##### RECORDS PROVIDED #####
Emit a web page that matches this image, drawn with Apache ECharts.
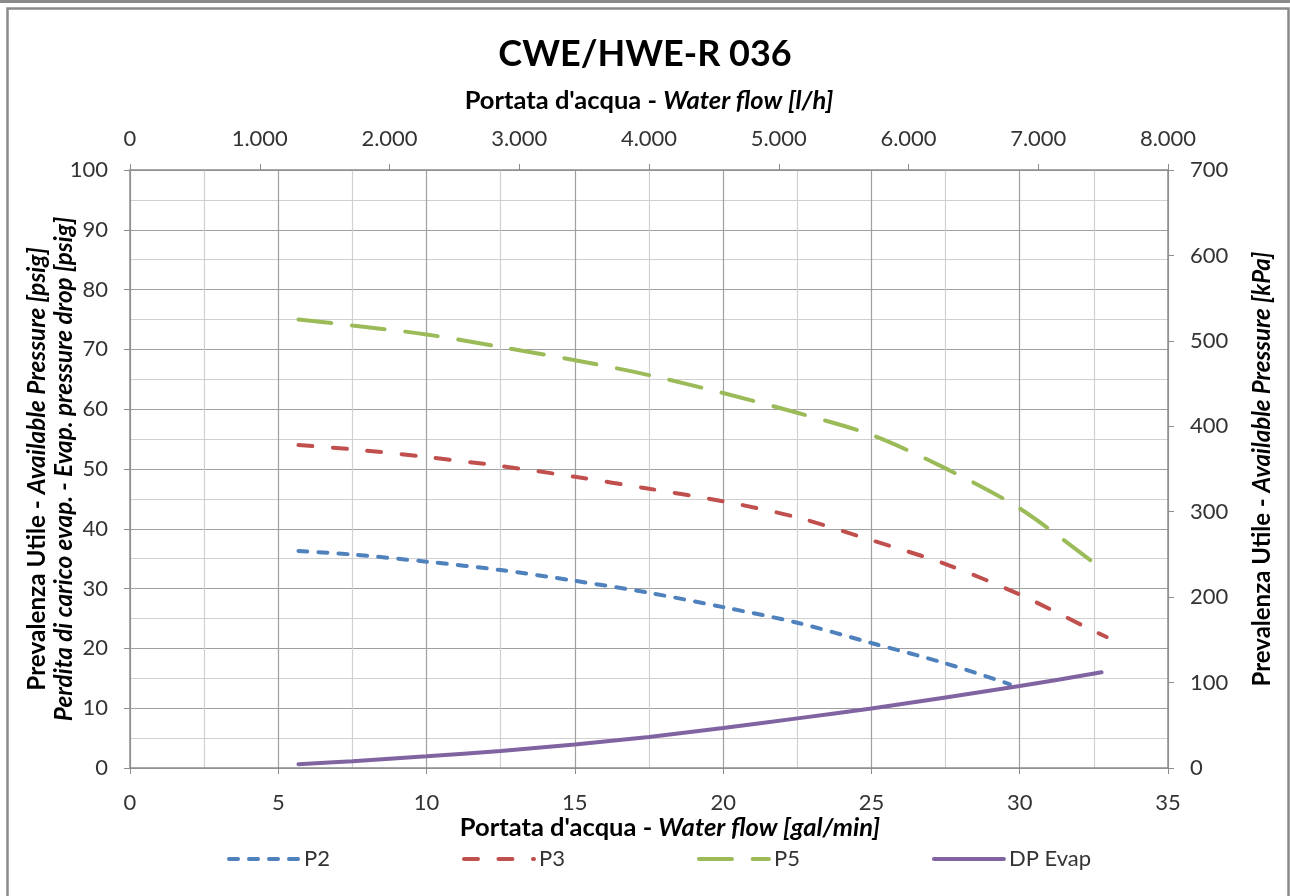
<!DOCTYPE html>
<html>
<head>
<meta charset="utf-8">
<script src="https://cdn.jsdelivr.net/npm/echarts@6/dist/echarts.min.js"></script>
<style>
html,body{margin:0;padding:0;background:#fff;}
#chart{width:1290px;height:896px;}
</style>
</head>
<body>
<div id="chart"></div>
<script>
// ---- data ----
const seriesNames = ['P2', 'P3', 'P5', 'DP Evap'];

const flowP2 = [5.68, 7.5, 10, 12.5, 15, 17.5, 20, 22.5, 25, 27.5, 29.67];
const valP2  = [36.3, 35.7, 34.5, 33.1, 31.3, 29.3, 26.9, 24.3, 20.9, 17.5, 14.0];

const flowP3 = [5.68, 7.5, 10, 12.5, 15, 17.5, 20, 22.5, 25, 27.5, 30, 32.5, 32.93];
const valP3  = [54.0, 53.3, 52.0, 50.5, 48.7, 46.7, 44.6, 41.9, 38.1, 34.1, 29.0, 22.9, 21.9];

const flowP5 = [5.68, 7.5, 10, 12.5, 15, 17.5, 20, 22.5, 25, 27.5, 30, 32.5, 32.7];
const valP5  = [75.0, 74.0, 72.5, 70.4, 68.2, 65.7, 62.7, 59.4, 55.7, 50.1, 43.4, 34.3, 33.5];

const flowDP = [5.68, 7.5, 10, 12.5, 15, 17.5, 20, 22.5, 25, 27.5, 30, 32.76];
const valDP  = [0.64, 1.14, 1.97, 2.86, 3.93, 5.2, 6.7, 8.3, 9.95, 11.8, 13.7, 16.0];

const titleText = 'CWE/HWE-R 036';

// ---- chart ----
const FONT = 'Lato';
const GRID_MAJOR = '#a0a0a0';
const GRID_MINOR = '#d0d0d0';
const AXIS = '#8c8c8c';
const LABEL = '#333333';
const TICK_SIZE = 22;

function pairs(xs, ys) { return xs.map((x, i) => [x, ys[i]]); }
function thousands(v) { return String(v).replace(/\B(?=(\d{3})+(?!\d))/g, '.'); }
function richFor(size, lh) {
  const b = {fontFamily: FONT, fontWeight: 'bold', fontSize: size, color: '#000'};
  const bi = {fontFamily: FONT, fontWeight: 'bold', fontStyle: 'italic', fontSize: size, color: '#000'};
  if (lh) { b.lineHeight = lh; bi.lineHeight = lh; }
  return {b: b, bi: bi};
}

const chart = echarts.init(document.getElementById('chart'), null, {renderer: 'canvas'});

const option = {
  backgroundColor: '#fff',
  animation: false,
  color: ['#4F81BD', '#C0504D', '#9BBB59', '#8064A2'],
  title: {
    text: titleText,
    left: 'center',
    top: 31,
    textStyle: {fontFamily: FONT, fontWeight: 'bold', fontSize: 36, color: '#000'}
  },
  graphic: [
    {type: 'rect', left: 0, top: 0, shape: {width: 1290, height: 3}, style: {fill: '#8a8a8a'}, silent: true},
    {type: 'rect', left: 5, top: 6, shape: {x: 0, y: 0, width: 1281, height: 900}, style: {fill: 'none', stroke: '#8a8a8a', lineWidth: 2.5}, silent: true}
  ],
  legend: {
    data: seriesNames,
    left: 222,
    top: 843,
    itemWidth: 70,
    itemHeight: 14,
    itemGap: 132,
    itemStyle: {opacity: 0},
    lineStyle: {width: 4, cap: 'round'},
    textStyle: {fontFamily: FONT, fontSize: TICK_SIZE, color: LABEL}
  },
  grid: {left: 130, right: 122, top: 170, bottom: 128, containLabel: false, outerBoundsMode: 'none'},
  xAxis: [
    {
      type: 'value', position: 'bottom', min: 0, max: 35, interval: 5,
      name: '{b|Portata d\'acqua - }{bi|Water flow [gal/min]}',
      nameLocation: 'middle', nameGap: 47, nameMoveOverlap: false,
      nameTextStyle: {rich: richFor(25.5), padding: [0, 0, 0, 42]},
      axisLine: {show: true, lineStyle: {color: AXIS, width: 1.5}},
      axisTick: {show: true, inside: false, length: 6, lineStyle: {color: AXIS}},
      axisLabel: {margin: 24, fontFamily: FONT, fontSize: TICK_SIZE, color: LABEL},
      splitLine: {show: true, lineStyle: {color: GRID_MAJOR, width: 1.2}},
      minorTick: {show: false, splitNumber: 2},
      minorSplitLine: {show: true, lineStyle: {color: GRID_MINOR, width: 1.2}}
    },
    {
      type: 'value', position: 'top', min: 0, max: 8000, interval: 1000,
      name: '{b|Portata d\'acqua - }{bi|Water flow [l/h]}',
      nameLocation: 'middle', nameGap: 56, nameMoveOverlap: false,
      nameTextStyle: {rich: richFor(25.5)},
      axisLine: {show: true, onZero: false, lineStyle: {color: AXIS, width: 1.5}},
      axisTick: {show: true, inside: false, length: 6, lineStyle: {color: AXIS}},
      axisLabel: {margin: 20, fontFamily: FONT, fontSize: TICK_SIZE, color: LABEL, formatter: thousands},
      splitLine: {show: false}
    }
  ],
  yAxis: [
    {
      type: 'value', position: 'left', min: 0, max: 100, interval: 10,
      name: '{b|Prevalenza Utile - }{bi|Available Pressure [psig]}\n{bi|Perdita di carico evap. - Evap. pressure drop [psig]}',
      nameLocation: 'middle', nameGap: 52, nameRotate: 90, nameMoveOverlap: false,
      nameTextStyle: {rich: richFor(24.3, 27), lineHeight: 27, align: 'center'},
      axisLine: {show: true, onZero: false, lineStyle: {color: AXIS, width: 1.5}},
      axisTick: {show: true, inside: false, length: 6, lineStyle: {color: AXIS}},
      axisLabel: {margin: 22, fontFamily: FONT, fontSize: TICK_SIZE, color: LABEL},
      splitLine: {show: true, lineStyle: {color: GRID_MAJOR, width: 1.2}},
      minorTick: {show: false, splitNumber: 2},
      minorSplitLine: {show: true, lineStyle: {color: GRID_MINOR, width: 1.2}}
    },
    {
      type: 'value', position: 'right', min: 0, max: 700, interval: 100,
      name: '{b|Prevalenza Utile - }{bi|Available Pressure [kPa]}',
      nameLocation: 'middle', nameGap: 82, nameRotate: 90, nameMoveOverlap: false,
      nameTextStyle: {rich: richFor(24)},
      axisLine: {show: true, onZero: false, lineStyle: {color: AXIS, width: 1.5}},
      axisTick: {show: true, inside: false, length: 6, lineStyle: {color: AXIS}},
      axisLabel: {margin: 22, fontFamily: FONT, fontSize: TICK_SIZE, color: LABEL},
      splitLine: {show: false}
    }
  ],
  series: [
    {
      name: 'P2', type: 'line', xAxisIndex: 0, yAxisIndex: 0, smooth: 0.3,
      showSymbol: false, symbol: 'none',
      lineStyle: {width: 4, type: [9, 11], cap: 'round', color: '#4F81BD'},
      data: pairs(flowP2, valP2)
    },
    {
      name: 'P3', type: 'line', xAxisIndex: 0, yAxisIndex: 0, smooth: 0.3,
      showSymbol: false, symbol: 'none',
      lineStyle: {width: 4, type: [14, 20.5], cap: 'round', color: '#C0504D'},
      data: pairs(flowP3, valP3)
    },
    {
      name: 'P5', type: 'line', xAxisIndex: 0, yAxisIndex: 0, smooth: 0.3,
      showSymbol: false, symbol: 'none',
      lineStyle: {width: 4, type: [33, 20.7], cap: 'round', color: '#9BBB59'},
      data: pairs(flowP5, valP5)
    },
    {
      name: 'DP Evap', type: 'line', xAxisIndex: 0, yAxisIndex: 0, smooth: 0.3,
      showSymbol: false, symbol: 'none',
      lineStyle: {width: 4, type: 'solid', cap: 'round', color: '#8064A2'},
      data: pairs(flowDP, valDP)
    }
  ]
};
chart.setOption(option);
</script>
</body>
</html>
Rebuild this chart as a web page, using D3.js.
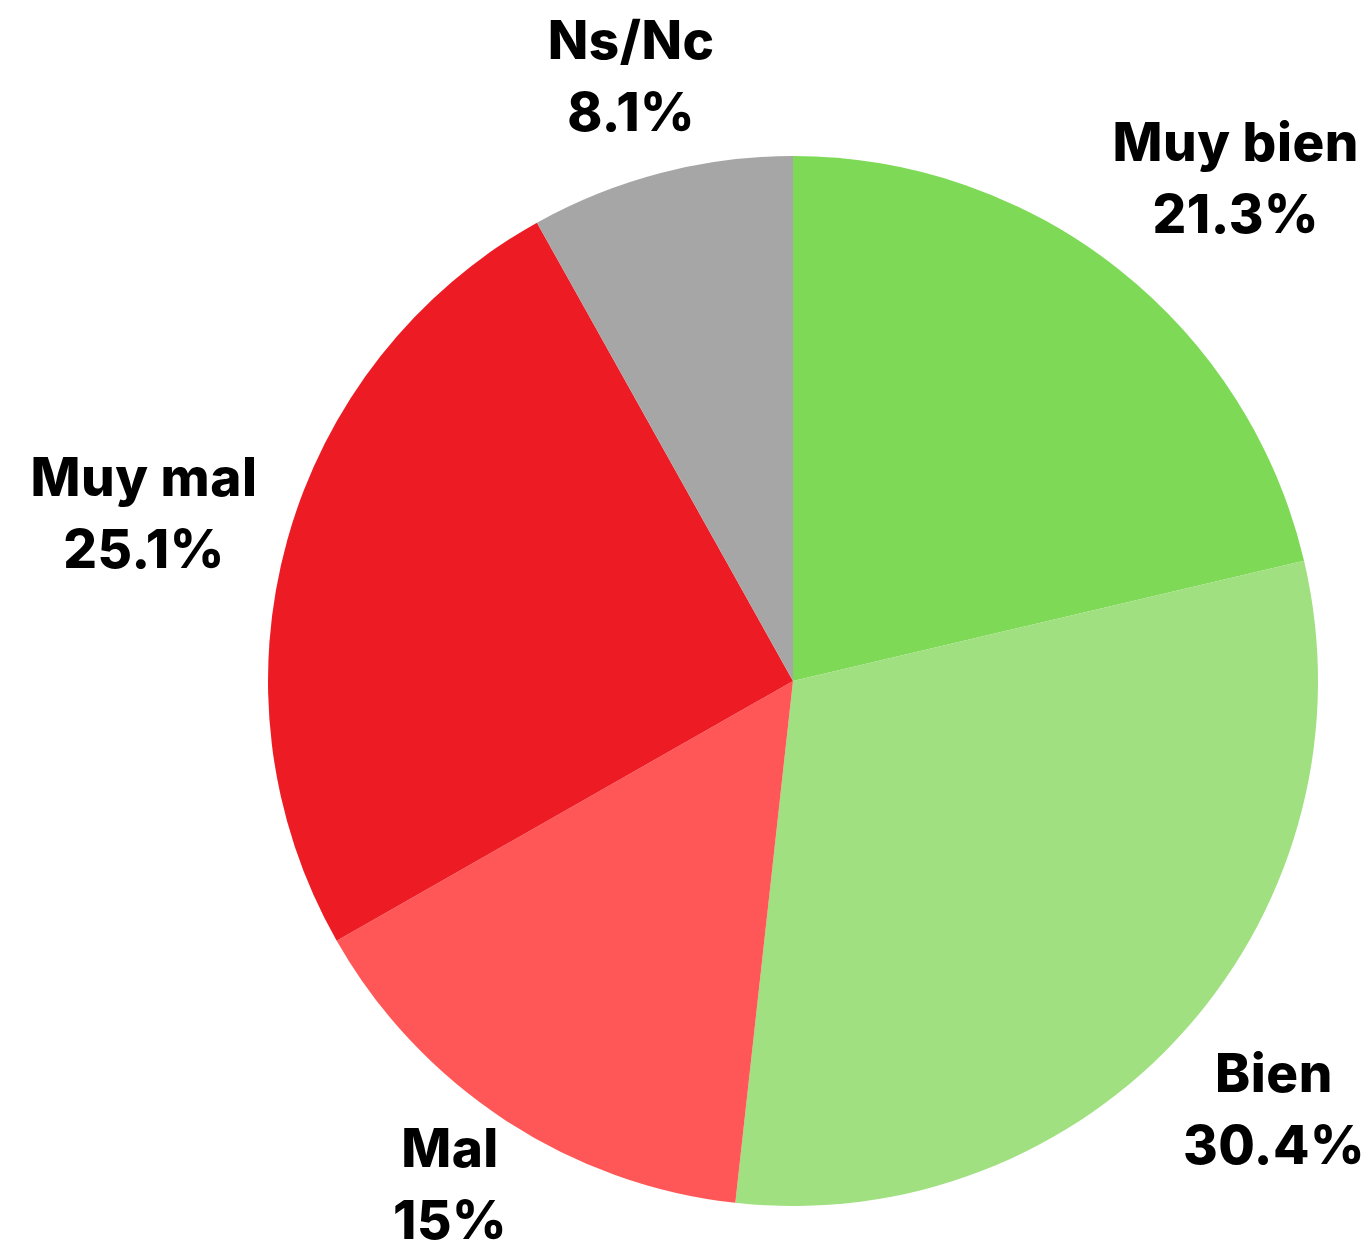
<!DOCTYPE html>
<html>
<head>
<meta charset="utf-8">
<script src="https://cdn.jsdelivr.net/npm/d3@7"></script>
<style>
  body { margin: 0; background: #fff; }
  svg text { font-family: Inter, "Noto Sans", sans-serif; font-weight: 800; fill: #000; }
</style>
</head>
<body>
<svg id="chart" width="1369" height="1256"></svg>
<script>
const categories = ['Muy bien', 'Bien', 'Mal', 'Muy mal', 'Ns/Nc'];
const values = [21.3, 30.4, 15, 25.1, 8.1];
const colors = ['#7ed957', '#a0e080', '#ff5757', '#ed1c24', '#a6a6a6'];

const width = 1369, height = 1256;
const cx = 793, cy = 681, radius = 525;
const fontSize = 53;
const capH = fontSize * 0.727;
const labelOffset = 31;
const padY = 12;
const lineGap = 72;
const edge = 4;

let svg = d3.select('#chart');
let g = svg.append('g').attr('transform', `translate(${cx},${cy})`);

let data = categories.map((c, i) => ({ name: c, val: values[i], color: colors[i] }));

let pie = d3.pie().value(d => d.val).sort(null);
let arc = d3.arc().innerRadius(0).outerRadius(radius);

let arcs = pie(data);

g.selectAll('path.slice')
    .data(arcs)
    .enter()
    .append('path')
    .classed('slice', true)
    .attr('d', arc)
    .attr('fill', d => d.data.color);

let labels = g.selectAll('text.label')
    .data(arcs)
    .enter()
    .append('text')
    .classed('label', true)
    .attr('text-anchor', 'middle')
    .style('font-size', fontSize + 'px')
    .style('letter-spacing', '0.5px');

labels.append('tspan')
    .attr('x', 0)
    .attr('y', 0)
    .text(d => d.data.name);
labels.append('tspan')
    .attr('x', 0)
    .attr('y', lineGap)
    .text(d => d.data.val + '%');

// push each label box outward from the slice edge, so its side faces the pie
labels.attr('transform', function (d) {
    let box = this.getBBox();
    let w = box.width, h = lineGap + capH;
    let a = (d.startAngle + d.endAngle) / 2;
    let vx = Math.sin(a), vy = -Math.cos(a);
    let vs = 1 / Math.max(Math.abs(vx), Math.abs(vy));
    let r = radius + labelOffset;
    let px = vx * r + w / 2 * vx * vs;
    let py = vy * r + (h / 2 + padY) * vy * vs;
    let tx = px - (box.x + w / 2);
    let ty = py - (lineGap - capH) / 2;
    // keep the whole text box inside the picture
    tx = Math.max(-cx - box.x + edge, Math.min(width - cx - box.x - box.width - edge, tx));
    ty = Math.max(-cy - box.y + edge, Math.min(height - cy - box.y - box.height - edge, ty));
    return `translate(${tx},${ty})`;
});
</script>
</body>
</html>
#####
Starting at the line that contains "Rebuild this chart" and stopping after the line that contains "['#7ed957', '#a0e080', '#ff5757', '#ed1c24', '#a6a6a6'];", copy every line exactly. Leave any pictures behind.

■ **OUTPUT OF THE TASK**
Rebuild this chart as a web page, using D3.js.
<!DOCTYPE html>
<html>
<head>
<meta charset="utf-8">
<script src="https://cdn.jsdelivr.net/npm/d3@7"></script>
<style>
  body { margin: 0; background: #fff; }
  svg text { font-family: Inter, "Noto Sans", sans-serif; font-weight: 800; fill: #000; }
</style>
</head>
<body>
<svg id="chart" width="1369" height="1256"></svg>
<script>
const categories = ['Muy bien', 'Bien', 'Mal', 'Muy mal', 'Ns/Nc'];
const values = [21.3, 30.4, 15, 25.1, 8.1];
const colors = ['#7ed957', '#a0e080', '#ff5757', '#ed1c24', '#a6a6a6'];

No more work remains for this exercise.